When I preach the gospel at a Harvest Crusade, I feel I have a solemn responsibility to give the gospel accurately—to not distort it, to not take away from it, and to not add to it.
I have had people tell me, "You know, the message you give is so simple."
Exactly. I work hard at that, because I want to leave out the things that are not essential and keep in place the things that are core to the gospel message.
The word "preach" originally carries the meaning of declaring a message as the herald of a king. A herald declares what the king tells him to declare. As the apostle Paul told the Ephesian elders, "For I have not shunned to declare to you the whole counsel of God" (Acts 20:27). As a herald, I need to give the whole message. My job as a herald is to announce it, to proclaim it.

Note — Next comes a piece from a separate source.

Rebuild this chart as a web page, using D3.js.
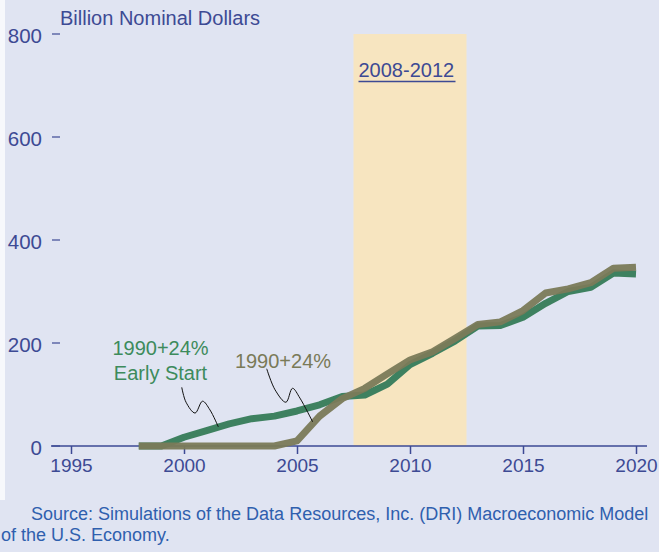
<!DOCTYPE html>
<html>
<head>
<meta charset="utf-8">
<script src="https://cdn.jsdelivr.net/npm/d3@7"></script>
<style>
  body { margin: 0; background: #ffffff; }
  svg { display: block; font-family: "Liberation Sans", Arial, sans-serif; }
</style>
</head>
<body>
<svg id="canvas"></svg>
<script>
// data
let years = d3.range(1998, 2021)
let earlyStart = [0, 0, 17, 30, 43, 53, 58, 68, 80, 96, 99, 120, 158, 180, 204, 233, 234, 250, 277, 300, 308, 336, 334]
let base = [0, 0, 0, 0, 0, 0, 0, 10, 58, 92, 112, 140, 167, 183, 209, 236, 241, 263, 297, 305, 317, 345, 347]
let yTicks = [0, 200, 400, 600, 800]
let xTicks = [1995, 2000, 2005, 2010, 2015, 2020]
let period = [2007.5, 2012.5]

// leader lines for the labels, in year / value units
let leaderEarly = [[1999.90, 114], [2000.09, 85], [2000.49, 64], [2000.82, 87], [2001.15, 70], [2001.52, 37]]
let leaderBase = [[2003.66, 150], [2004.03, 109], [2004.51, 85], [2004.80, 112], [2005.13, 93], [2005.69, 47]]

const width = 659
const height = 552

let canvas = d3.select('#canvas')
canvas.attr('width', width)
canvas.attr('height', height)

const axisColor = '#3d4a94'
const greenColor = '#3e8160'
const oliveColor = '#7a7a58'

let xScale = d3.scaleLinear().domain([1995, 2020]).range([71, 636])
let yScale = d3.scaleLinear().domain([0, 800]).range([446, 34])

// background
canvas.append('rect').attr('width', width).attr('height', height).attr('fill', '#e0e4f2')
canvas.append('rect').attr('width', 5).attr('height', 500).attr('fill', '#f7f8fc')

// shaded period
canvas.append('rect')
    .attr('x', xScale(period[0]))
    .attr('y', yScale(800))
    .attr('width', xScale(period[1]) - xScale(period[0]))
    .attr('height', yScale(0) - yScale(800))
    .attr('fill', '#f7e5c0')

canvas.append('text')
    .attr('x', xScale(period[0]) + 5)
    .attr('y', 77)
    .attr('fill', axisColor)
    .attr('font-size', 20)
    .text('2008-2012')
canvas.append('line')
    .attr('x1', xScale(period[0]) + 5)
    .attr('x2', xScale(period[0]) + 102)
    .attr('y1', 81.5).attr('y2', 81.5)
    .attr('stroke', axisColor).attr('stroke-width', 1.5)

// y axis: short dashes and labels only
let yAxis = canvas.append('g')
yAxis.selectAll('line')
    .data(yTicks)
    .enter()
    .append('line')
    .attr('x1', 52).attr('x2', 60)
    .attr('y1', (d) => yScale(d)).attr('y2', (d) => yScale(d))
    .attr('stroke', axisColor).attr('stroke-width', 1.2)
yAxis.selectAll('text')
    .data(yTicks)
    .enter()
    .append('text')
    .attr('x', 42)
    .attr('y', (d) => yScale(d) + 9)
    .attr('text-anchor', 'end')
    .attr('fill', axisColor)
    .attr('font-size', 20.5)
    .text((d) => d)

canvas.append('text')
    .attr('x', 60).attr('y', 25)
    .attr('fill', axisColor)
    .attr('font-size', 20)
    .text('Billion Nominal Dollars')

// x axis
let xAxis = d3.axisBottom(xScale).tickValues(xTicks).tickFormat(d3.format('d')).tickSize(8).tickPadding(5)
let gx = canvas.append('g')
    .attr('transform', 'translate(0,' + yScale(0) + ')')
    .call(xAxis)
gx.select('.domain').remove()
gx.selectAll('line').attr('stroke', axisColor).attr('stroke-width', 1.5)
gx.selectAll('text').attr('fill', axisColor).attr('font-size', 19).attr('font-family', '"Liberation Sans", Arial, sans-serif')
canvas.append('line')
    .attr('x1', 51).attr('x2', 647)
    .attr('y1', yScale(0)).attr('y2', yScale(0))
    .attr('stroke', axisColor).attr('stroke-width', 1.5)

// series
let line = d3.line()
    .x((d, i) => xScale(years[i]))
    .y((d) => yScale(d))

canvas.append('path')
    .datum(earlyStart)
    .attr('d', line)
    .attr('fill', 'none')
    .attr('stroke', greenColor)
    .attr('stroke-width', 7)
    .attr('stroke-linejoin', 'round')

canvas.append('path')
    .datum(base)
    .attr('d', line)
    .attr('fill', 'none')
    .attr('stroke', oliveColor)
    .attr('stroke-width', 7)
    .attr('stroke-linejoin', 'round')
    .attr('opacity', 0.95)

// labels with leader lines
let leader = d3.line()
    .x((d) => xScale(d[0]))
    .y((d) => yScale(d[1]))
    .curve(d3.curveCatmullRom)

canvas.append('path').datum(leaderEarly).attr('d', leader)
    .attr('fill', 'none').attr('stroke', '#111').attr('stroke-width', 1)
canvas.append('path').datum(leaderBase).attr('d', leader)
    .attr('fill', 'none').attr('stroke', '#111').attr('stroke-width', 1)

canvas.append('text')
    .attr('x', xScale(1998.96)).attr('y', 355)
    .attr('text-anchor', 'middle')
    .attr('fill', '#3d8b5c')
    .attr('font-size', 20)
    .text('1990+24%')
canvas.append('text')
    .attr('x', xScale(1998.96)).attr('y', 380)
    .attr('text-anchor', 'middle')
    .attr('fill', '#3d8b5c')
    .attr('font-size', 20)
    .text('Early Start')
canvas.append('text')
    .attr('x', xScale(2004.38)).attr('y', 368)
    .attr('text-anchor', 'middle')
    .attr('fill', oliveColor)
    .attr('font-size', 20)
    .text('1990+24%')

// source note
canvas.append('text')
    .attr('x', 31).attr('y', 520)
    .attr('fill', '#2f5fae')
    .attr('font-size', 18)
    .text('Source: Simulations of the Data Resources, Inc. (DRI) Macroeconomic Model')
canvas.append('text')
    .attr('x', 1).attr('y', 541)
    .attr('fill', '#2f5fae')
    .attr('font-size', 18)
    .text('of the U.S. Economy.')
</script>
</body>
</html>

And what is this message we have been called to bring to our culture today? It is the message of the gospel. The word gospel means "good news." It is good news in a bad world. The bad news is that we have all sinned and broken God's commandments, and we fall short of His glory. There is nothing we can do to make that right in our own strength. But the good news is that God loved us so much, He sent His own Son Jesus Christ to die on the cross in our place. And if we will turn from our sin and believe in Jesus, then we can be forgiven.
Sometimes there is a temptation for a preacher to only speak on the topics that personally appeal to him. But the reality is that we must give out all that God's Word has to say.